The demolition plans have been submitted by the county council’s infrastructure recovery to its development control committee

Councillors are being asked to give the go-ahead to the demolition at a meeting in Kendal on Tuesday, August 13, chaired by Geoff Cook, the Liberal Democrat member for Kendal Highgate.

A report said there is a limited window up to September 30 when in-river working is allowed to take place.

“The demolition works are provisionally programmed to commence in late August and are anticipated to take up to three weeks,” it said.

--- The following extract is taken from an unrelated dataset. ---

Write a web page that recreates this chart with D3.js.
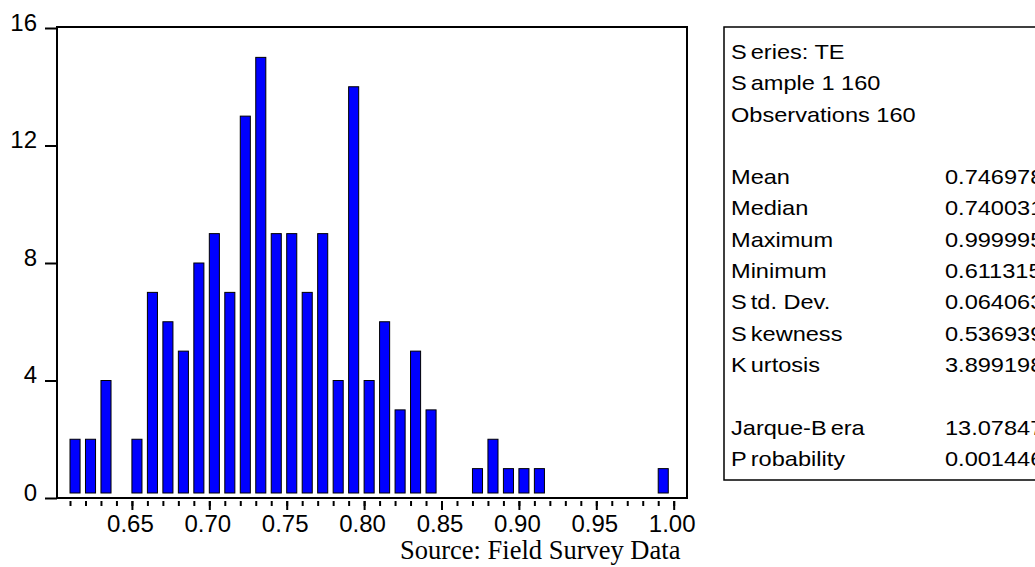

The new bridge, a single span steel-tied arch structure spanning 42m and reconnecting New Road with Gooseholme, is due to be installed in 2020.

It will provide better access for those on wheels and will improve water flow and reduce flood risk when the River Kent is in spate, said the report.

Previous versions of Gooseholme Bridge were washed away in 1874 and 1898.

A reinforced concrete deck was added in 1913, which was replaced with a timber deck in 1982.

Other notable floods hit in October 1927, December 1954 and December 1964, said the report.

The report said: “It is evident that Gooseholme Bridge has been impacted by flooding and that keeping a structure at the same height as the existing is not sufficient to ensure the structure is not damaged in future.”

The demolition will involve the removal of railings, the timber deck, three piers, abutment walls and ramps.

It will require a temporary construction compound on grassland to the south east of the bridge, opposite 1-6 Little Aynam, and a smaller ‘satellite’ compound south west of the bridge on New Road Common, the report said.

Access for all plant and labour will be from the eastern riverbank.

Funding for the new bridge has been sourced by Cumbria County Council, the Environment Agency and South Lakeland District Council.

The application has been recommended for approval with seven conditions including a restriction on the working hours of 8am to 6pm Monday to Friday, and 8am to 1pm on Saturdays, and no working on Sundays.